Lo anterior de ningún modo lo hace un personaje fácil de escribir, someter a un casting, dirigir o interpretar. Semejante papel plantea inconmensurables interrogantes a cualquier actor de método. Entre ellas, ¿a qué emociones y recuerdos podría éste recurrir para tener una remota idea de lo que significa ser omnisciente, omnipotente y eterno? Por otra parte, esto jamás ha sido obstáculo para que muchos asuman el desafío. La cantante Alanis Morrissette, por ejemplo, fue elegida por Kevin Smith para encarnar a una versión femenina en “Dogma” (1999) gracias a muchas referencias de la propia artista respecto a su fe en sus entrevistas y canciones. Otra selección poco convencional se halla en “Rompiendo Las Olas” (1996) de Lars Von Trier; donde Dios existe en una mujer físicamente idéntica a la protagonista. Ambos ejemplos ilustran lo lejos que estamos ya de los días del cine mudo donde Dios nunca se daba el lujo de hablar más que mediante cuadros de texto; así como a inicios del sonoro, en los cuales, si era necesario escuchar su voz, casi siempre terminaba siendo resonante, imperativa, masculina y con un acento británico o sureño; no muy diferente a John Houston en “La Biblia: El Principio” (1966) o la malhumorada animación en “Monty Python & el Santo Grial” (1975).
Mi enfoque preferido suele ser similar al desarrollado por la serie televisiva “Joan of Arcadia” (2003 – 2005).
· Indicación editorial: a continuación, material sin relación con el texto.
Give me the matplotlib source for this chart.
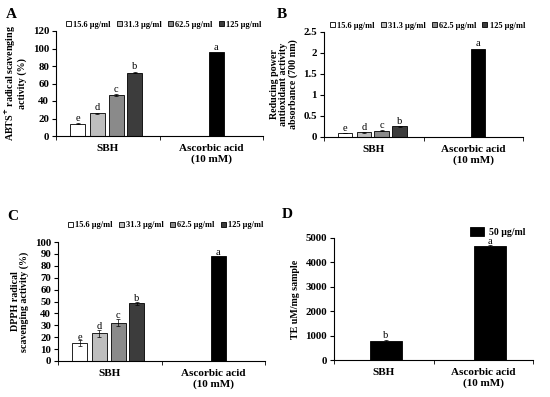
import numpy as np
import matplotlib
matplotlib.use('Agg')
import matplotlib.pyplot as plt

plt.rcParams['font.family'] = ['Liberation Serif', 'DejaVu Serif']
plt.rcParams['font.weight'] = 'bold'

# data
conc = ['15.6 µg/ml', '31.3 µg/ml', '62.5 µg/ml', '125 µg/ml']
groups = ['SBH', 'Ascorbic acid\n(10 mM)']

abts_sbh = [14, 26, 47, 72.5]
abts_err = [0.5, 0.6, 0.8, 0.8]
abts_aa = 96
abts_letters = ['e', 'd', 'c', 'b', 'a']

rp_sbh = [0.09, 0.11, 0.15, 0.25]
rp_err = [0.005, 0.005, 0.008, 0.01]
rp_aa = 2.1
rp_letters = ['e', 'd', 'c', 'b', 'a']

dpph_sbh = [14.8, 23.2, 32.3, 48.5]
dpph_err = [2.5, 3.0, 2.8, 1.5]
dpph_aa = 88
dpph_letters = ['e', 'd', 'c', 'b', 'a']

te_vals = [780, 4680]
te_err = [40, 30]
te_letters = ['b', 'a']

colors = ['white', '#bebebe', '#8a8a8a', '#3c3c3c']
W, H = 550, 397


def axes_px(fig, x0, x1, ybot, ytop):
    return fig.add_axes([x0 / W, 1 - ybot / H, (x1 - x0) / W, (ybot - ytop) / H])


def style_axes(ax, ymax, yticks, ylabel, yfmt=None):
    ax.set_xlim(0, 2)
    ax.set_ylim(0, ymax)
    for s in ['top', 'right']:
        ax.spines[s].set_visible(False)
    ax.set_yticks(yticks)
    if yfmt:
        ax.set_yticklabels([yfmt(v) for v in yticks])
    ax.set_xticks([0.5, 1.5])
    ax.set_xticklabels(groups, fontsize=8, fontweight='bold', linespacing=1.1)
    ax.set_xticks([0, 1, 2], minor=True)
    ax.tick_params(axis='x', which='major', length=0, pad=6)
    ax.tick_params(axis='x', which='minor', length=3, direction='out')
    ax.tick_params(axis='y', labelsize=7.8, length=3, direction='out', pad=2)
    for t in ax.get_yticklabels():
        t.set_fontweight('bold')
    ax.set_ylabel(ylabel, fontsize=7.2, fontweight='bold', linespacing=1.0, labelpad=4)


def group_panel(ax, sbh, err, aa, letters, off):
    offs = [-0.29, -0.10, 0.08, 0.26]
    xs = [0.5 + o for o in offs]
    for i in range(4):
        ax.bar(xs[i], sbh[i], 0.145, color=colors[i], edgecolor='black', linewidth=0.6,
               label=conc[i], zorder=2)
        ax.errorbar(xs[i], sbh[i], yerr=err[i], color='black', capsize=1.5,
                    elinewidth=0.5, capthick=0.5, zorder=3)
    xa = 1.55
    ax.bar(xa, aa, 0.145, color='black', edgecolor='black', linewidth=0.6, zorder=2)
    for x, v, e, l in zip(xs + [xa], list(sbh) + [aa], list(err) + [0], letters):
        ax.text(x, v + e + off, l, ha='center', va='bottom', fontsize=7.5, fontweight='normal')
    leg = ax.legend(ncol=4, loc='lower center', bbox_to_anchor=(0.52, 0.99), frameon=False,
                    handlelength=0.6, handleheight=0.6, handletextpad=0.3, columnspacing=0.7,
                    prop={'size': 6, 'weight': 'bold'}, borderaxespad=0)
    return leg


fig = plt.figure(figsize=(5.5, 3.97), dpi=100)

# A
axA = axes_px(fig, 56, 263, 136, 31)
group_panel(axA, abts_sbh, abts_err, abts_aa, abts_letters, 0.5)
style_axes(axA, 120, np.arange(0, 121, 20),
           'ABTS$^{+}$ radical scavenging\nactivity (%)')
fig.text(6 / W, 1 - 14 / H, 'A', fontsize=11, fontweight='bold', va='center', ha='left')

# B
axB = axes_px(fig, 324, 523, 137, 32)
group_panel(axB, rp_sbh, rp_err, rp_aa, rp_letters, 0.01)
style_axes(axB, 2.5, [0, 0.5, 1, 1.5, 2, 2.5],
           'Reducing power\nantioxidant activity\nabsorbance (700 nm)',
           yfmt=lambda v: ('%g' % v))
fig.text(277 / W, 1 - 14 / H, 'B', fontsize=11, fontweight='bold', va='center', ha='left')

# C
axC = axes_px(fig, 58, 265, 361, 242)
leg = group_panel(axC, dpph_sbh, dpph_err, dpph_aa, dpph_letters, -1.0)
leg.set_bbox_to_anchor((0.52, 1.08))
style_axes(axC, 100, np.arange(0, 101, 10),
           'DPPH radical\nscavenging activity (%)')
fig.text(7 / W, 1 - 216 / H, 'C', fontsize=11, fontweight='bold', va='center', ha='left')

# D
axD = axes_px(fig, 334, 533, 360, 238)
xd = [0.52, 1.57]
axD.bar(xd, te_vals, 0.32, color='black', edgecolor='black', linewidth=0.6,
        label='50 µg/ml', zorder=2)
axD.errorbar(xd, te_vals, yerr=te_err, fmt='none', ecolor='black', capsize=1.5,
             elinewidth=0.5, capthick=0.5, zorder=3)
for x, v, e, l in zip(xd, te_vals, te_err, te_letters):
    axD.text(x, v + e - 20, l, ha='center', va='bottom', fontsize=7.5, fontweight='normal')
axD.legend(loc='lower right', bbox_to_anchor=(0.98, 0.98), frameon=False,
           handlelength=1.4, handleheight=1.0, handletextpad=0.5,
           prop={'size': 7, 'weight': 'bold'}, borderaxespad=0)
style_axes(axD, 5000, np.arange(0, 5001, 1000), 'TE uM/mg sample')
fig.text(282 / W, 1 - 215 / H, 'D', fontsize=11, fontweight='bold', va='center', ha='left')

fig.savefig('out.png', dpi=100)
Dentro de la misma, una adolescente es contactada por un Dios que adopta varias formas humanas; desde un afinador de pianos hasta un reparador de líneas telefónicas. Esta representación fue en su momento acusada de ser demasiado ecuménica, hasta el punto de lo secular. Sin embargo, aún si los ejecutivos se hubiesen tomado la molestia de contratar a alguien para interpretar a un anciano de barba larga y blanca, ducho que el resultado hubiese sido menos “ofensivo”. Al menos para un servidor. Porque pese a no ser creyente, siento mucho respeto por Dios como para tomar demasiado en serio cualquier pretensión de darle voz, cara y personalidad a través de lo que, al final del día, no veo más que como un inútil ejercicio de auto-proyección. Tan inútil como quedarse hasta el final de cierta junta con cuatro religiosos de diferentes denominaciones en la ciudad del oropel.